NYT (8/4/16): “Allies [of the Democratic candidate] remain skittish and say that by many measures, Mrs. Clinton is a weak candidate with a muddled message who faces an electorate in which a majority of voters do not trust or like her. But Mr. Trump’s inability to seize on his own party’s convention and emerge a more disciplined candidate has eased early concerns that he could appeal to a broader electorate in the fall…[A political consultant] has pointed out that no candidate has come out of a convention with unfavorable ratings as high as Mrs. Clinton’s and gone on to win the White House. But unlike most candidates, Mrs. Clinton faces a fall contest against an opponent who is even more disliked.

Teaching this election will be a nightmare future teachers will try to avoid.

Our two Empire State presidential candidates are not identical. Since everything you need to know you can learn from Star Trek, it is appropriate to turn there for insight. In the episode, the Children Shall Lead, the children on an outpost are rendered orphans but display no trauma over the horror of losing their parents. The cause is a beast called “Angel” by them and named Gorgan. The richly-costumed sleekly-haired human-looking monster is skilled in exploiting their   pain to service his gain. He dominates them and in the ways of science fiction takes control of the Starship Enterprise.

Not to worry. Kirk’s dedication to the spirit of Star Trek prevails. His hero and role model is, after all, Abraham Lincoln. He takes back his ship. He takes back his crew. He returns the Enterprise to its rightful path. He defeats the monstrosity that has temporarily commandeered them. In the final showdown between the forces of light and the forces of darkness, Kirk calls on the deceived children to see the ugliness of the monster who led them astray. He tells them:

Without you children he’s nothing.
The evil remains within him.
Look how ugly he really is.
Look at him and don’t be afraid.

With each phrase, the children see more and more of the truth and the image of the monster becomes uglier and uglier. In the end, Gorgan is revealed as the grotesque monster he always was underneath his superficial exterior. As befitting his debased nature, when exposed for the disgusting ugly incarnation of evil that he is, his parting words to his former admirers who now spurn him are:

Death to you all!
Death to you all!
Death to you all!

Who knew this story set in the 23rd century really was about 21st? What happens if the party of Lincoln seeks to take back its party from ugliness? What happens if non-elite heterosexual white males who love their country and are in pain catch on that they are being slicked, conned, hustled, flim-flammed, bamboozled and lied to by a staggeringly ignorant narcissist who just as easily would rip them off at his phony university for their desire to live the American Dream as he would for their vote?

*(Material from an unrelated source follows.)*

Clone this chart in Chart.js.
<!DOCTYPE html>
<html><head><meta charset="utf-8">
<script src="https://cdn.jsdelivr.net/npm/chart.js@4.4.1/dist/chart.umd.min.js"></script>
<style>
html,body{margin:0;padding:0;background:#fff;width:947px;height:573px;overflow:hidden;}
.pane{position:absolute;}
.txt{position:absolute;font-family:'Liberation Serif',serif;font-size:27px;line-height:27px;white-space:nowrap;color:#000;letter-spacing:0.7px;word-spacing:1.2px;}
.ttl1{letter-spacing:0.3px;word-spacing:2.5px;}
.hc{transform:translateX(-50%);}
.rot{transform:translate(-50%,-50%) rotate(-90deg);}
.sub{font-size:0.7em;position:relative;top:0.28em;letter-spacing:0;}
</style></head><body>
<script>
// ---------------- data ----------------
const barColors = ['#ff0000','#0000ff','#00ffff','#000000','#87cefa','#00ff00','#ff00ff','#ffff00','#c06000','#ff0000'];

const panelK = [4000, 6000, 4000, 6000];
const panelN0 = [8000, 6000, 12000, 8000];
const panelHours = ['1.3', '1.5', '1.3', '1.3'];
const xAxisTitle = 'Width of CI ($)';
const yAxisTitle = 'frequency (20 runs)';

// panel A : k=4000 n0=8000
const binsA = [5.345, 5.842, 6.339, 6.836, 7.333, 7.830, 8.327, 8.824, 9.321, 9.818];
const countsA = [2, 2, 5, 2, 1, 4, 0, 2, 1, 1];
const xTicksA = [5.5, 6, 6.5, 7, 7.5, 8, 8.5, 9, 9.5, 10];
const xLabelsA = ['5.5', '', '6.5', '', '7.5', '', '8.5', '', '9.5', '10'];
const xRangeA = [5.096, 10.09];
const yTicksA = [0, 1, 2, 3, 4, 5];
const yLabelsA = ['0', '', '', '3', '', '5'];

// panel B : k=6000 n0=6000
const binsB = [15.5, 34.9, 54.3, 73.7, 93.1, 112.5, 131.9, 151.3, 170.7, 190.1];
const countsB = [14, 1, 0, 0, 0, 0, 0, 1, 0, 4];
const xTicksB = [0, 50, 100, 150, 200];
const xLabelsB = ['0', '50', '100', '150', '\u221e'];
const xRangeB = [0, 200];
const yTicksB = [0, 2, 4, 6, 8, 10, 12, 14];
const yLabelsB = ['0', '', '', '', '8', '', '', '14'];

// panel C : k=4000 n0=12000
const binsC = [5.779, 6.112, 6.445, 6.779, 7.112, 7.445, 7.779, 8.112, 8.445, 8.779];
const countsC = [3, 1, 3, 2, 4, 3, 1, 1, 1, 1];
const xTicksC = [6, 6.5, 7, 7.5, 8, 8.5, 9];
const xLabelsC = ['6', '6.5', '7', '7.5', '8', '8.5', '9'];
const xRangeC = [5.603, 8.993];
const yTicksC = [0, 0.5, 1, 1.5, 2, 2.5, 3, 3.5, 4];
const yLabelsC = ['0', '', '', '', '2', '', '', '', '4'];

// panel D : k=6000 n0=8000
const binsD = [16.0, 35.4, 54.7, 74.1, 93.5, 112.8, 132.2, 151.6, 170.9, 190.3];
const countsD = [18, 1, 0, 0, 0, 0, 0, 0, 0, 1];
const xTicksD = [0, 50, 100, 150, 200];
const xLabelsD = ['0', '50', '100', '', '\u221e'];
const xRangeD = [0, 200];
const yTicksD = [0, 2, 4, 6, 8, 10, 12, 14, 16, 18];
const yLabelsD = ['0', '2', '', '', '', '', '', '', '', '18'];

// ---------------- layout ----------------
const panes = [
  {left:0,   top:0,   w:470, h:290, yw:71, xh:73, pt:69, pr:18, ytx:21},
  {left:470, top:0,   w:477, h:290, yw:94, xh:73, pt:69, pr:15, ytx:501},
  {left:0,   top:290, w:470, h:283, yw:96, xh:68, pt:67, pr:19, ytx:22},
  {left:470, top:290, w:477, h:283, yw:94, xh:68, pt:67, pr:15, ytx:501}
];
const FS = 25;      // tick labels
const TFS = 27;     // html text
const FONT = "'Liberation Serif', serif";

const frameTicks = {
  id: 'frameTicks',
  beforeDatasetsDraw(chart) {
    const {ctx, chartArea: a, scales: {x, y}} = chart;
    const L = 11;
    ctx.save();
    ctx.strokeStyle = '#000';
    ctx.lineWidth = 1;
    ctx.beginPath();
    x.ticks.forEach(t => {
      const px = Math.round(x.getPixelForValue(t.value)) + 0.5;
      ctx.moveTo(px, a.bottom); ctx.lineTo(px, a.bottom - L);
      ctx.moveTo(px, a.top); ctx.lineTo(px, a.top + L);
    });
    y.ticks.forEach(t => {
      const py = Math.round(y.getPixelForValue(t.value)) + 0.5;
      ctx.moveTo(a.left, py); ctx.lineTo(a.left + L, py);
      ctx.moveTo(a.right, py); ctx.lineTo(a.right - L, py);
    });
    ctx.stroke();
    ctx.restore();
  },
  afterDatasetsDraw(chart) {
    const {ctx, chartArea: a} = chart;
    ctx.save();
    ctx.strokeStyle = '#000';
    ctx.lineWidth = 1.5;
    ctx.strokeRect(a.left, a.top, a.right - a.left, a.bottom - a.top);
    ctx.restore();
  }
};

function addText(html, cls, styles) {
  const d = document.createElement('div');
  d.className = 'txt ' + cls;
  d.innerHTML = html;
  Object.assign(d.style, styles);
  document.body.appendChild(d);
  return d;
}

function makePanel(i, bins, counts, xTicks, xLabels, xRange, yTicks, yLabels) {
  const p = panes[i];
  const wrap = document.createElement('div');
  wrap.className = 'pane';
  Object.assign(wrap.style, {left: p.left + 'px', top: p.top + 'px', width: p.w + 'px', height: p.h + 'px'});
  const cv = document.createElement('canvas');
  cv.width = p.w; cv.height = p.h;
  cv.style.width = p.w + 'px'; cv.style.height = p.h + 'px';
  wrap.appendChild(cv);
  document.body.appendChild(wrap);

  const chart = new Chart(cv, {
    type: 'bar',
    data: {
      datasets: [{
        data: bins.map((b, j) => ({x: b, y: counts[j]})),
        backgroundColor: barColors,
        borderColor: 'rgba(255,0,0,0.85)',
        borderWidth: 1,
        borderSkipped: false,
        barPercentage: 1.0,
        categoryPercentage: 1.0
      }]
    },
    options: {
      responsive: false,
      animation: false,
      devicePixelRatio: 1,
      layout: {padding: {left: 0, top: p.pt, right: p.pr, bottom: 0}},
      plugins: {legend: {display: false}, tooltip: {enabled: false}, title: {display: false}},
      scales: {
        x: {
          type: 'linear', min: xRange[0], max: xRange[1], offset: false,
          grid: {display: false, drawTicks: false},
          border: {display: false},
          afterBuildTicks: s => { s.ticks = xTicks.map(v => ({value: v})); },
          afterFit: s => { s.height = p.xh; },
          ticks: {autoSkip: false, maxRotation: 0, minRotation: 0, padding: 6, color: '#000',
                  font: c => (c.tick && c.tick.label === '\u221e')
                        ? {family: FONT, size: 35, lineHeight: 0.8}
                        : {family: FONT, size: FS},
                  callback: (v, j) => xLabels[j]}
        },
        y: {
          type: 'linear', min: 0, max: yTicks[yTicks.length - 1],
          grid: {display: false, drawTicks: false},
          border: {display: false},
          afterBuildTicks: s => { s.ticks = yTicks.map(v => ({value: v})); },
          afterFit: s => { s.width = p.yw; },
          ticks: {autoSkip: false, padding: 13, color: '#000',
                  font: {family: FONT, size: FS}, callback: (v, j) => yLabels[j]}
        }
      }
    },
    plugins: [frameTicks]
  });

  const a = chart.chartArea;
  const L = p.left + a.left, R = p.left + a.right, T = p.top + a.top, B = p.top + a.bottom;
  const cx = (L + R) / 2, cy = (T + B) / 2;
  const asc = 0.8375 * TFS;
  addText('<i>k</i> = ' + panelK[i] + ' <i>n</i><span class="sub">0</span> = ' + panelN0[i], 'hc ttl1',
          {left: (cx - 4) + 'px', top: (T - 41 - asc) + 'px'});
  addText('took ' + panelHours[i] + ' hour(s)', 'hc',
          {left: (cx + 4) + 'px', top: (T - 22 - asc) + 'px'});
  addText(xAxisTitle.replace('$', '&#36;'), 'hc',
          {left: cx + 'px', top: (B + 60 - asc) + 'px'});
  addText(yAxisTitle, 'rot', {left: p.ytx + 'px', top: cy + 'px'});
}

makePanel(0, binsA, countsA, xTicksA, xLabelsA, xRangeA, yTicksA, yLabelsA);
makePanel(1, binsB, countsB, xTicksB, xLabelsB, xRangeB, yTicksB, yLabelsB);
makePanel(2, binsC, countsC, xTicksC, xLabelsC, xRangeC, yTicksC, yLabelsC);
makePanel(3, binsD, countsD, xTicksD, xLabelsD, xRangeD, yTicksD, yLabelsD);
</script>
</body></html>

Consider now the words of the Democrat/Republican Roosevelts from the time when the Empire State produced presidents who were giants:

We stand at Armageddon…
And have nothing to fear but fear itself.

Contrast those words of American history with the teeny-tinies today:

It’s midnight in America.
Jabber, jabber, jabber, I am a woman. Jabber, jabber, jabber, I am a victim. Jabber, jabber, jabber, it’s my turn now. Jabber, jabber, jabber ad nauseum, ad infinitum.

The election between a junior high-school smart-aleck and a high-school good-little mean girl guarantees that our next president will not be a thinking adult. For generations to come, Americans will have to explain how we allowed to occur this self-inflicted day of infamy.
NYT (8/3/16): “It all has left her [a voter] uncertain of which candidate, if any to support.

Hillary?
“No. Next question.”
Trump?
“No.”
Well?
“I’m really praying that between now and November there’s some clarity, that somebody shows some leadership.